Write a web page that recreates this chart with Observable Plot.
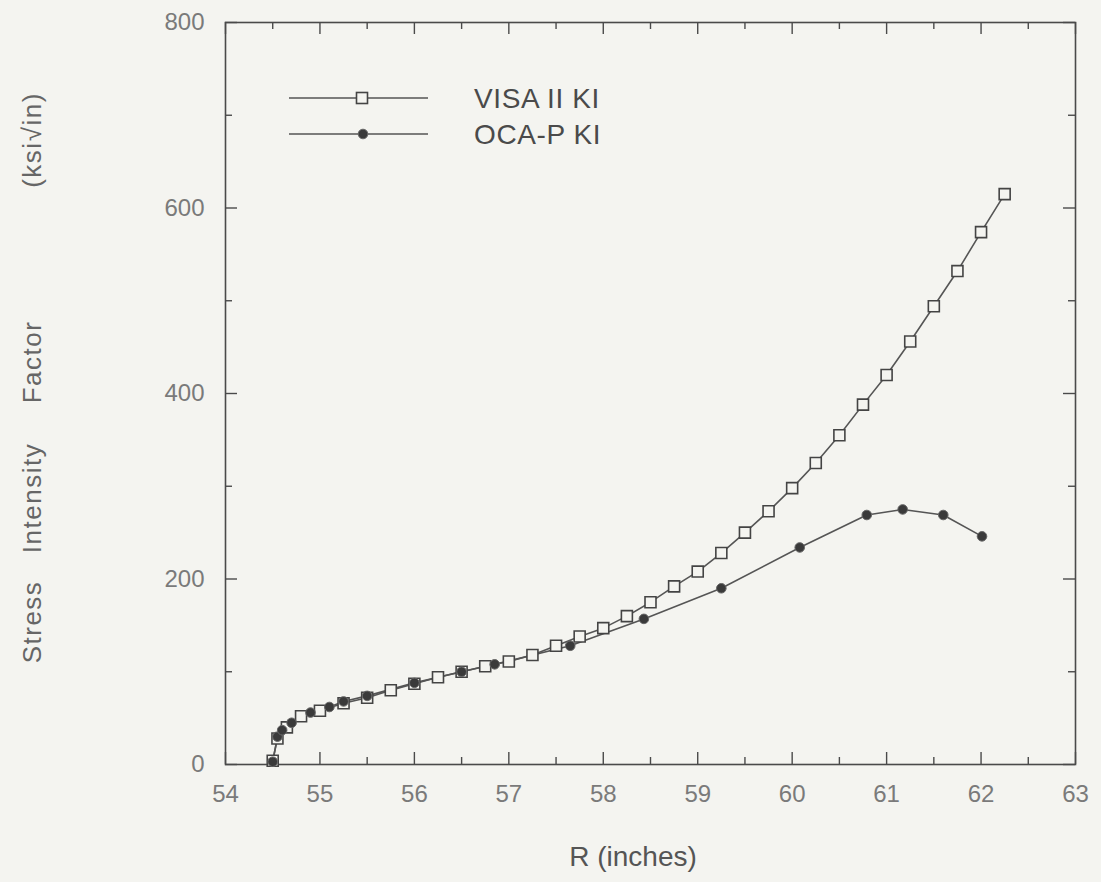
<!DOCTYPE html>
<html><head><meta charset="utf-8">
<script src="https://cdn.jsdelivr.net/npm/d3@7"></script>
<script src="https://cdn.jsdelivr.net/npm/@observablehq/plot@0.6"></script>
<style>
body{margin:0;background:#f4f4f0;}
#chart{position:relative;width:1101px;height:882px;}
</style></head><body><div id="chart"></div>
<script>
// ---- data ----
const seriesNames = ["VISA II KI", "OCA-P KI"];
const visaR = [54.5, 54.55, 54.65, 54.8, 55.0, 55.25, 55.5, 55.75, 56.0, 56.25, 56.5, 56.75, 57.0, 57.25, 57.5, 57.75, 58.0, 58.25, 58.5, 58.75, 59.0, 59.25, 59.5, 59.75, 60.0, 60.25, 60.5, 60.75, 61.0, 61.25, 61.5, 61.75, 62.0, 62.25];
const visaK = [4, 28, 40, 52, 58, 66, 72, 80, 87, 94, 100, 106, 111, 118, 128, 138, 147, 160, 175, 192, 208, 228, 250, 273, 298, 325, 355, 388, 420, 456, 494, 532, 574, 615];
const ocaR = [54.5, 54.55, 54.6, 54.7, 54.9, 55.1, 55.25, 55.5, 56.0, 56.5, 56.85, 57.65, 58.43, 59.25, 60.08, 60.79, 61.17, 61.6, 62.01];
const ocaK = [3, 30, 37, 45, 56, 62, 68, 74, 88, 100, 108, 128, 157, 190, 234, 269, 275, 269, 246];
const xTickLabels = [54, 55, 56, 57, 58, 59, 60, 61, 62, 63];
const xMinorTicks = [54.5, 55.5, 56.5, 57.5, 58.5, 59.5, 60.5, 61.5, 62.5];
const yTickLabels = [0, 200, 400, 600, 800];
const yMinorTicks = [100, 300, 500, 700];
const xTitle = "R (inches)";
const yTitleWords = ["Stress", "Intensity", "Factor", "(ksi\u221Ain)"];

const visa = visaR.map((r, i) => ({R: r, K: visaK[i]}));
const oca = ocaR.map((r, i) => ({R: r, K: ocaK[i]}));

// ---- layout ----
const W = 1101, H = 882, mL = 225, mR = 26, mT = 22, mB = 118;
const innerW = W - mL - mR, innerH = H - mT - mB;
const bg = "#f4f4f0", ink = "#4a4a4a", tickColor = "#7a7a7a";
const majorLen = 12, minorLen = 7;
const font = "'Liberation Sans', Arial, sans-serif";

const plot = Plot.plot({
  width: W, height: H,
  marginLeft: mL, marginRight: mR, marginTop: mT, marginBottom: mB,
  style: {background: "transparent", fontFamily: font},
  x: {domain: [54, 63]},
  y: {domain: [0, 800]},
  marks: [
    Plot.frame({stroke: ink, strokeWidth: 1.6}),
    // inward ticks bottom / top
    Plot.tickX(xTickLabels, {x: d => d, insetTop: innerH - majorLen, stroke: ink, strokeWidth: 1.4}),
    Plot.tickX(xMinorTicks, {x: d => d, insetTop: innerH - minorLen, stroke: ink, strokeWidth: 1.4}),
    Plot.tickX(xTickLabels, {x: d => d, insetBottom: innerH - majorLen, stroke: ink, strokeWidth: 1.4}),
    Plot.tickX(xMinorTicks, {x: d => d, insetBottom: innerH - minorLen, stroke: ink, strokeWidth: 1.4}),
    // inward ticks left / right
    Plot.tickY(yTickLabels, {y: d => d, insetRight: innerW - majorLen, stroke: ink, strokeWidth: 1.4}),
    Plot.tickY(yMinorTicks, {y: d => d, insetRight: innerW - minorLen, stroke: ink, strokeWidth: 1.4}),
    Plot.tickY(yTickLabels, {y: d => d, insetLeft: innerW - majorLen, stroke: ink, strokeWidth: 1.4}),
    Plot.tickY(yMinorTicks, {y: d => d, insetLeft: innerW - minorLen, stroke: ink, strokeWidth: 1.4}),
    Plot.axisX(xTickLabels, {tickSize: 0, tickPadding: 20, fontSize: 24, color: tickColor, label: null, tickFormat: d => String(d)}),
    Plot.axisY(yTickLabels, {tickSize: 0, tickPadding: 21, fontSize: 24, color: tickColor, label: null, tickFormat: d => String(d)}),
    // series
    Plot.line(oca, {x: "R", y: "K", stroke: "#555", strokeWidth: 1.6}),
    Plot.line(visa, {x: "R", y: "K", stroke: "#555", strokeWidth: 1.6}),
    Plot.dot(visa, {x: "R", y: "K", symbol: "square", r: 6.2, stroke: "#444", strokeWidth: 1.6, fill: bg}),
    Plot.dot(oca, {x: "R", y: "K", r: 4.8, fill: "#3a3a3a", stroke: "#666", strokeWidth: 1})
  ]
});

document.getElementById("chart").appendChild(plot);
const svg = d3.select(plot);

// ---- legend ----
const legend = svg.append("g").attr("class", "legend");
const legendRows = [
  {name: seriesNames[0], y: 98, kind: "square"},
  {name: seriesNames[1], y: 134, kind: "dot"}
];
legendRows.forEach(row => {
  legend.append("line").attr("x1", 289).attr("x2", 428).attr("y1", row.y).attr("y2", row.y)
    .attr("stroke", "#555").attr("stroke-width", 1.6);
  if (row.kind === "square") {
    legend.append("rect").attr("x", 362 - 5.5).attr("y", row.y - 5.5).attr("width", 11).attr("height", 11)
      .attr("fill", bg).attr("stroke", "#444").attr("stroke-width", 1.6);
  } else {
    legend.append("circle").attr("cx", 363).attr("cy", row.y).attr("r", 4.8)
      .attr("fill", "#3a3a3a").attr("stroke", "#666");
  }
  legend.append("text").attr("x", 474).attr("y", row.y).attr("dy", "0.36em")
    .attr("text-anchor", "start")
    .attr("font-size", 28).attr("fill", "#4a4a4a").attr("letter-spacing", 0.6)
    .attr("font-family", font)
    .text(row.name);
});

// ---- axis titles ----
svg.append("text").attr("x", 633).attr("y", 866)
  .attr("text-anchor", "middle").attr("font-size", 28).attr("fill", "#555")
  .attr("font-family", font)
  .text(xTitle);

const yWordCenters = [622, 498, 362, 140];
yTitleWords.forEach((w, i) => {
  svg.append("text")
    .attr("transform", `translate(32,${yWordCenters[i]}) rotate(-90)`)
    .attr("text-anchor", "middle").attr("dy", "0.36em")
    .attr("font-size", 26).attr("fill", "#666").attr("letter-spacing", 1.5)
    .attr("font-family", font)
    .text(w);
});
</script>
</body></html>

- - - - - - -

# [Set problem]
Transcribe the material exactly, keeping every word and none of the pictures.

# [Final result]
Write a web page that recreates this chart with Observable Plot.
<!DOCTYPE html>
<html><head><meta charset="utf-8">
<script src="https://cdn.jsdelivr.net/npm/d3@7"></script>
<script src="https://cdn.jsdelivr.net/npm/@observablehq/plot@0.6"></script>
<style>
body{margin:0;background:#f4f4f0;}
#chart{position:relative;width:1101px;height:882px;}
</style></head><body><div id="chart"></div>
<script>
// ---- data ----
const seriesNames = ["VISA II KI", "OCA-P KI"];
const visaR = [54.5, 54.55, 54.65, 54.8, 55.0, 55.25, 55.5, 55.75, 56.0, 56.25, 56.5, 56.75, 57.0, 57.25, 57.5, 57.75, 58.0, 58.25, 58.5, 58.75, 59.0, 59.25, 59.5, 59.75, 60.0, 60.25, 60.5, 60.75, 61.0, 61.25, 61.5, 61.75, 62.0, 62.25];
const visaK = [4, 28, 40, 52, 58, 66, 72, 80, 87, 94, 100, 106, 111, 118, 128, 138, 147, 160, 175, 192, 208, 228, 250, 273, 298, 325, 355, 388, 420, 456, 494, 532, 574, 615];
const ocaR = [54.5, 54.55, 54.6, 54.7, 54.9, 55.1, 55.25, 55.5, 56.0, 56.5, 56.85, 57.65, 58.43, 59.25, 60.08, 60.79, 61.17, 61.6, 62.01];
const ocaK = [3, 30, 37, 45, 56, 62, 68, 74, 88, 100, 108, 128, 157, 190, 234, 269, 275, 269, 246];
const xTickLabels = [54, 55, 56, 57, 58, 59, 60, 61, 62, 63];
const xMinorTicks = [54.5, 55.5, 56.5, 57.5, 58.5, 59.5, 60.5, 61.5, 62.5];
const yTickLabels = [0, 200, 400, 600, 800];
const yMinorTicks = [100, 300, 500, 700];
const xTitle = "R (inches)";
const yTitleWords = ["Stress", "Intensity", "Factor", "(ksi\u221Ain)"];

const visa = visaR.map((r, i) => ({R: r, K: visaK[i]}));
const oca = ocaR.map((r, i) => ({R: r, K: ocaK[i]}));

// ---- layout ----
const W = 1101, H = 882, mL = 225, mR = 26, mT = 22, mB = 118;
const innerW = W - mL - mR, innerH = H - mT - mB;
const bg = "#f4f4f0", ink = "#4a4a4a", tickColor = "#7a7a7a";
const majorLen = 12, minorLen = 7;
const font = "'Liberation Sans', Arial, sans-serif";

const plot = Plot.plot({
  width: W, height: H,
  marginLeft: mL, marginRight: mR, marginTop: mT, marginBottom: mB,
  style: {background: "transparent", fontFamily: font},
  x: {domain: [54, 63]},
  y: {domain: [0, 800]},
  marks: [
    Plot.frame({stroke: ink, strokeWidth: 1.6}),
    // inward ticks bottom / top
    Plot.tickX(xTickLabels, {x: d => d, insetTop: innerH - majorLen, stroke: ink, strokeWidth: 1.4}),
    Plot.tickX(xMinorTicks, {x: d => d, insetTop: innerH - minorLen, stroke: ink, strokeWidth: 1.4}),
    Plot.tickX(xTickLabels, {x: d => d, insetBottom: innerH - majorLen, stroke: ink, strokeWidth: 1.4}),
    Plot.tickX(xMinorTicks, {x: d => d, insetBottom: innerH - minorLen, stroke: ink, strokeWidth: 1.4}),
    // inward ticks left / right
    Plot.tickY(yTickLabels, {y: d => d, insetRight: innerW - majorLen, stroke: ink, strokeWidth: 1.4}),
    Plot.tickY(yMinorTicks, {y: d => d, insetRight: innerW - minorLen, stroke: ink, strokeWidth: 1.4}),
    Plot.tickY(yTickLabels, {y: d => d, insetLeft: innerW - majorLen, stroke: ink, strokeWidth: 1.4}),
    Plot.tickY(yMinorTicks, {y: d => d, insetLeft: innerW - minorLen, stroke: ink, strokeWidth: 1.4}),
    Plot.axisX(xTickLabels, {tickSize: 0, tickPadding: 20, fontSize: 24, color: tickColor, label: null, tickFormat: d => String(d)}),
    Plot.axisY(yTickLabels, {tickSize: 0, tickPadding: 21, fontSize: 24, color: tickColor, label: null, tickFormat: d => String(d)}),
    // series
    Plot.line(oca, {x: "R", y: "K", stroke: "#555", strokeWidth: 1.6}),
    Plot.line(visa, {x: "R", y: "K", stroke: "#555", strokeWidth: 1.6}),
    Plot.dot(visa, {x: "R", y: "K", symbol: "square", r: 6.2, stroke: "#444", strokeWidth: 1.6, fill: bg}),
    Plot.dot(oca, {x: "R", y: "K", r: 4.8, fill: "#3a3a3a", stroke: "#666", strokeWidth: 1})
  ]
});

document.getElementById("chart").appendChild(plot);
const svg = d3.select(plot);

// ---- legend ----
const legend = svg.append("g").attr("class", "legend");
const legendRows = [
  {name: seriesNames[0], y: 98, kind: "square"},
  {name: seriesNames[1], y: 134, kind: "dot"}
];
legendRows.forEach(row => {
  legend.append("line").attr("x1", 289).attr("x2", 428).attr("y1", row.y).attr("y2", row.y)
    .attr("stroke", "#555").attr("stroke-width", 1.6);
  if (row.kind === "square") {
    legend.append("rect").attr("x", 362 - 5.5).attr("y", row.y - 5.5).attr("width", 11).attr("height", 11)
      .attr("fill", bg).attr("stroke", "#444").attr("stroke-width", 1.6);
  } else {
    legend.append("circle").attr("cx", 363).attr("cy", row.y).attr("r", 4.8)
      .attr("fill", "#3a3a3a").attr("stroke", "#666");
  }
  legend.append("text").attr("x", 474).attr("y", row.y).attr("dy", "0.36em")
    .attr("text-anchor", "start")
    .attr("font-size", 28).attr("fill", "#4a4a4a").attr("letter-spacing", 0.6)
    .attr("font-family", font)
    .text(row.name);
});

// ---- axis titles ----
svg.append("text").attr("x", 633).attr("y", 866)
  .attr("text-anchor", "middle").attr("font-size", 28).attr("fill", "#555")
  .attr("font-family", font)
  .text(xTitle);

const yWordCenters = [622, 498, 362, 140];
yTitleWords.forEach((w, i) => {
  svg.append("text")
    .attr("transform", `translate(32,${yWordCenters[i]}) rotate(-90)`)
    .attr("text-anchor", "middle").attr("dy", "0.36em")
    .attr("font-size", 26).attr("fill", "#666").attr("letter-spacing", 1.5)
    .attr("font-family", font)
    .text(w);
});
</script>
</body></html>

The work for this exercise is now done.